When should I use autospec=True in Python mocking? Use autospec=True when verifying interactions with third-party libraries, public APIs, or internal modules where signature drift would cause production failures. It validates argument counts, keyword names, and restricts attribute access to the real object’s interface. The trade-off is slight performance overhead during test discovery due to signature introspection. For critical business logic, the safety margin outweighs the cost.

How do I patch a function that is imported directly in another module? Follow the "patch where it's used" rule. If module_a.py contains from utils import helper, and module_b.py imports helper from module_a, patch module_a.helper, not utils.helper. Python binds the name at import time; patching the source module after the import has no effect on the consuming module’s namespace.

Is unittest.mock compatible with pytest? Yes, unittest.mock integrates seamlessly with pytest.
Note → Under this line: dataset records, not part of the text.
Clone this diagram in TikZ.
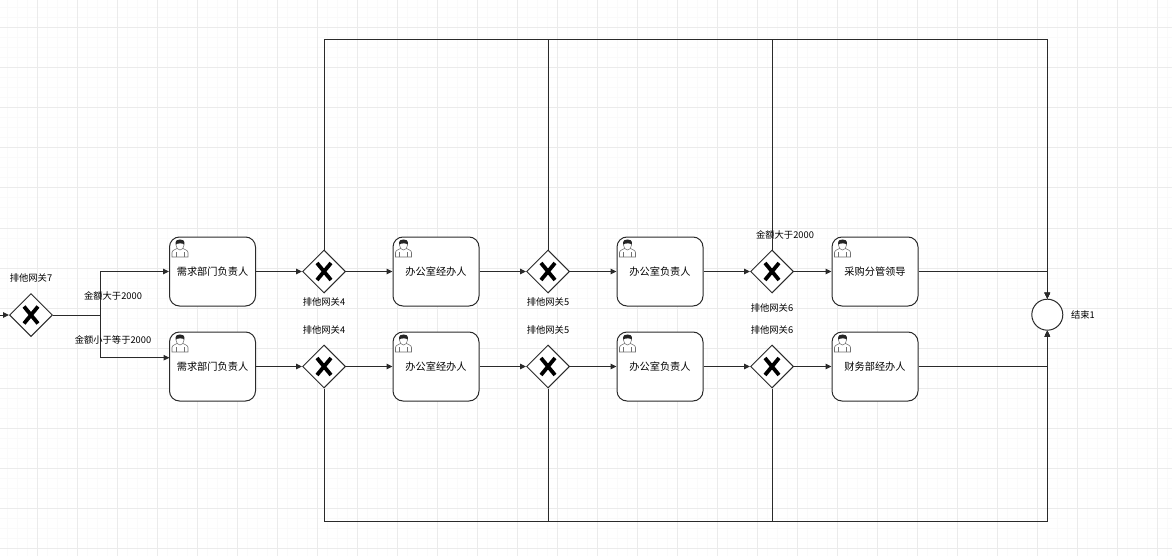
\documentclass[tikz,border=0pt]{standalone}
\usepackage{fontspec}
\setmainfont{Noto Sans CJK SC}
\usetikzlibrary{arrows.meta,shapes.geometric}
\definecolor{gridmajor}{HTML}{EBEBEB}
\definecolor{gridminor}{HTML}{FAFAFA}
\definecolor{iconline}{HTML}{707070}
\definecolor{flowline}{HTML}{2A2A2A}
\tikzset{
  usericon/.pic={
    \draw [iconline,fill=white,line width=0.6pt] (3,20.5) -- (3,16) .. controls (3,13.5) and (7,13) .. (8,12) -- (14,12) .. controls (15,13) and (19,13.5) .. (19,16) -- (19,20.5) -- cycle;
    \draw [iconline,line width=0.6pt] (7,15.5) -- (7,20.5) (15,15.5) -- (15,20.5);
    \draw [iconline,fill=white,line width=0.6pt] (11,8.5) ellipse (4 and 5);
    \fill [black!85] (6.6,8) .. controls (6.2,3.5) and (8.5,3) .. (11,3) .. controls (13.5,3) and (15.8,3.5) .. (15.4,8) .. controls (14,6.6) and (9,6.4) .. (6.6,8) -- cycle;
  }
}
\begin{document}
\begin{tikzpicture}[x=1pt,y=-1pt,line width=1pt,
    task/.style={draw=flowline,fill=white,rounded corners=10pt,minimum width=86pt,minimum height=69pt,font=\fontsize{10.2}{12}\selectfont},
    gateway/.style={draw=flowline,fill=white,diamond,minimum width=43pt,minimum height=43pt,
      path picture={\draw [line width=3.8pt,black] ([shift={(-7,-8.5)}]path picture bounding box.center) -- ([shift={(7,8.5)}]path picture bounding box.center)
        ([shift={(-7,8.5)}]path picture bounding box.center) -- ([shift={(7,-8.5)}]path picture bounding box.center);}},
    endevent/.style={draw=flowline,fill=white,circle,minimum size=31pt},
    tag/.style={font=\fontsize{9.3}{11}\selectfont},
    flow/.style={flowline,-{Triangle[length=6pt,width=5.5pt]}},
    plainflow/.style={flowline}]
    \tikzstyle{every node}+=[inner sep=0pt]
    \useasboundingbox (0,0) rectangle (1172,556);
    \foreach \gx in {7.5,17.5,...,1170} \draw [gridminor] (\gx,0) -- (\gx,556);
    \foreach \gy in {8,18,...,556} \draw [gridminor] (0,\gy) -- (1172,\gy);
    \foreach \gx in {37.5,77.5,...,1170} \draw [gridmajor] (\gx,0) -- (\gx,556);
    \foreach \gy in {28,68,...,556} \draw [gridmajor] (0,\gy) -- (1172,\gy);
    \node [gateway] (gwStart) at (31,315) {};
    \node [task] (taskA1) at (212.5,271.5) {需求部门负责人};
    \node [gateway] (gwA2) at (324,271.5) {};
    \node [task] (taskA3) at (436,271.5) {办公室经办人};
    \node [gateway] (gwA4) at (548,271.5) {};
    \node [task] (taskA5) at (660,271.5) {办公室负责人};
    \node [gateway] (gwA6) at (772,271.5) {};
    \node [task] (taskA7) at (875,271.5) {采购分管领导};
    \node [task] (taskB1) at (212.5,366.5) {需求部门负责人};
    \node [gateway] (gwB2) at (324,366.5) {};
    \node [task] (taskB3) at (436,366.5) {办公室经办人};
    \node [gateway] (gwB4) at (548,366.5) {};
    \node [task] (taskB5) at (660,366.5) {办公室负责人};
    \node [gateway] (gwB6) at (772,366.5) {};
    \node [task] (taskB7) at (875,366.5) {财务部经办人};
    \node [endevent] (endEv) at (1047.3,314.7) {};
    \coordinate (inStart) at (0,315);
    \coordinate (split) at (100.5,315);
    \coordinate (entryA) at (taskA1.west);
    \coordinate (entryB) at (169.5,357.7);
    \coordinate (topEnd) at (1047.3,40);
    \coordinate (botEnd) at (1047.3,521);
    \draw [flow] (inStart) -- (gwStart.west);
    \draw [plainflow] (gwStart.east) -- (split);
    \draw [flow] (split) |- (entryA);
    \draw [flow] (split) |- (entryB);
    \draw [flow] (taskA1) -- (gwA2);
    \draw [flow] (gwA2) -- (taskA3);
    \draw [flow] (taskA3) -- (gwA4);
    \draw [flow] (gwA4) -- (taskA5);
    \draw [flow] (taskA5) -- (gwA6);
    \draw [flow] (gwA6) -- (taskA7);
    \draw [flow] (taskB1) -- (gwB2);
    \draw [flow] (gwB2) -- (taskB3);
    \draw [flow] (taskB3) -- (gwB4);
    \draw [flow] (gwB4) -- (taskB5);
    \draw [flow] (taskB5) -- (gwB6);
    \draw [flow] (gwB6) -- (taskB7);
    \draw [flow] (taskA7.east) -| (endEv.north);
    \draw [flow] (taskB7.east) -| (endEv.south);
    \draw [flow] (gwA2.north) |- (topEnd) -- (endEv.north);
    \draw [flow] (gwA4.north) |- (topEnd) -- (endEv.north);
    \draw [flow] (gwA6.north) |- (topEnd) -- (endEv.north);
    \draw [flow] (gwB2.south) |- (botEnd) -- (endEv.south);
    \draw [flow] (gwB4.south) |- (botEnd) -- (endEv.south);
    \draw [flow] (gwB6.south) |- (botEnd) -- (endEv.south);
    \pic at (taskA1.north west) {usericon};
    \pic at (taskA3.north west) {usericon};
    \pic at (taskA5.north west) {usericon};
    \pic at (taskA7.north west) {usericon};
    \pic at (taskB1.north west) {usericon};
    \pic at (taskB3.north west) {usericon};
    \pic at (taskB5.north west) {usericon};
    \pic at (taskB7.north west) {usericon};
    \node [tag] (tagStart) at (31,277.5) {排他网关7};
    \node [tag] (tagHigh) at (113,296) {金额大于2000};
    \node [tag] (tagLow) at (113,340) {金额小于等于2000};
    \node [tag] (tagA2) at (324,301.5) {排他网关4};
    \node [tag] (tagA4) at (548,301.5) {排他网关5};
    \node [tag] (tagA6) at (772,307.5) {排他网关6};
    \node [tag] (tagHighB) at (785,235) {金额大于2000};
    \node [tag] (tagB2) at (324,330) {排他网关4};
    \node [tag] (tagB4) at (548,330) {排他网关5};
    \node [tag] (tagB6) at (772,330) {排他网关6};
    \node [tag] (tagEnd) at (1083,315) {结束1};
\end{tikzpicture}
\end{document}
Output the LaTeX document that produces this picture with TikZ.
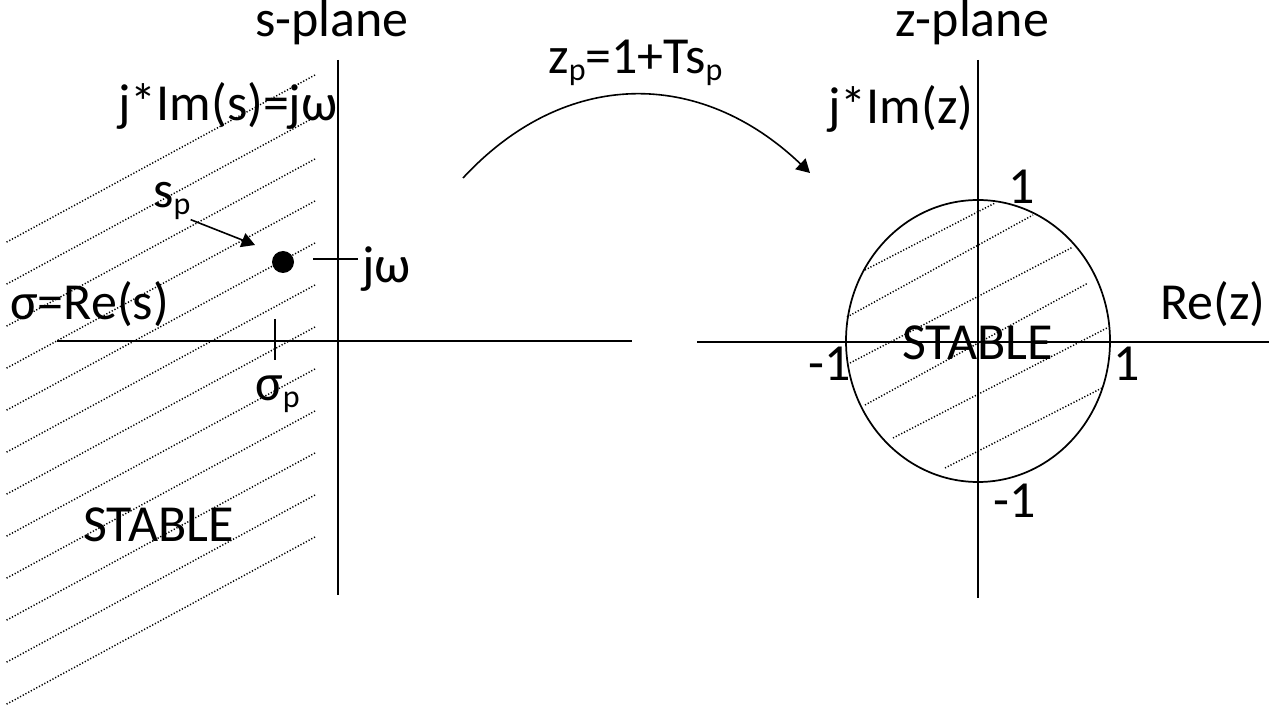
\documentclass[tikz,border=0pt]{standalone}
\usepackage{fontspec}
\setmainfont{Carlito}
\usetikzlibrary{arrows.meta}
\definecolor{figline}{RGB}{0,0,0}
\tikzset{
  ax/.style  ={draw=figline, line width=1.3pt},
  ht/.style  ={draw=figline, line width=1.1pt, dash pattern=on 0.9pt off 1.4pt},
  lab/.style ={font=\fontsize{39}{46}\selectfont, inner sep=0pt, anchor=base west},
  ptr/.style ={draw=figline, line width=1.2pt, -{Triangle[length=10pt,width=11pt]}},
}
\newcommand{\subp}{\raisebox{-0.12em}{\fontsize{24}{24}\selectfont p}}

\begin{document}
\begin{tikzpicture}[x=0.75pt,y=-0.75pt]
  \useasboundingbox (0,0) rectangle (1269,712);
  % s-plane
  \foreach \k in {0,...,11}
    \draw[ht] ({315},{75+42*\k}) -- ({5},{243+42*\k});
  \draw[ax] (338,60) -- (338,595);
  \draw[ax] (57,341) -- (632,341);
  \draw[ax] (313,259) -- (358,259);
  \draw[ax] (275,319) -- (275,360);
  \node[lab] (splane) at (255,37) {s-plane};
  \node[lab] (ims) at (118,121) {j*Im(s)=jω};
  \node[lab] (res) at (10,320) {σ=Re(s)};
  \node[lab] (sp) at (153,208) {s\subp};
  \node[lab] (jw) at (362,283) {jω};
  \node[lab] (sigp) at (255,401) {σ\subp};
  \node[lab] (sstab) at (83,541) {STABLE};
  \node[circle,fill=figline,inner sep=0pt,minimum size=16.5pt] (dot) at (283,262) {};
  \coordinate (sptip) at (255,245);
  \draw[ptr] (sp.south east) -- (sptip);
  % mapping
  \node[lab] (zmap) at (548,74) {z\subp=1+Ts\subp};
  \coordinate (cs) at (463,178);
  \coordinate (ce) at (810,173);
  \draw[ptr] (cs) .. controls (565,68) and (700,68) .. (ce);
  % z-plane
  \draw[ht] (865,270) -- (995,203);
  \draw[ht] (847,317) -- (1033,215);
  \draw[ht] (850,363) -- (1073,247);
  \draw[ht] (865,405) -- (1088,283);
  \draw[ht] (893,438) -- (1107,328);
  \draw[ht] (945,468) -- (1102,388);
  \draw[ax] (978,341) ellipse [x radius=132, y radius=141];
  \draw[ax] (978,60) -- (978,598);
  \draw[ax] (697,342) -- (1269,342);
  \node[lab] (zplane) at (895,37) {z-plane};
  \node[lab] (imz) at (828,124) {j*Im(z)};
  \node[lab] (rez) at (1160,320) {Re(z)};
  \node[lab] (one) at (1008,204) {1};
  \node[lab] (mone) at (808,380) {-1};
  \node[lab] (oner) at (1113,380) {1};
  \node[lab] (mtop) at (993,517) {-1};
  \node[lab] (zstab) at (902,360) {STABLE};
\end{tikzpicture}
\end{document}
You can use @patch decorators, context managers, or combine them with pytest.fixture and pytest.monkeypatch. Prefer pytest fixtures for complex setups to leverage scope management and automatic teardown. Use monkeypatch for simple attribute or environment variable substitutions, reserving unittest.mock for behavioral verification and call tracking.

How do I mock async functions in Python tests? Use unittest.mock.AsyncMock instead of MagicMock. AsyncMock automatically wraps return_value and side_effect in awaitable coroutines. When using pytest-asyncio, ensure your test is marked with @pytest.mark.asyncio and that the event loop fixture is properly configured. Avoid mixing synchronous mocks with await expressions, as they will raise TypeError.

What's the difference between a mock, a stub, and a spy? A stub provides canned responses to calls (state verification). A spy records invocation history for later verification (call count, arguments). A mock combines both: it is pre-programmed with expectations and fails fast when unexpected interactions occur (behavior verification). In Python, unittest.mock.MagicMock can act as all three depending on configuration: set return_value for stubs, inspect call_args for spies, and use assert_called_once_with() for mocks.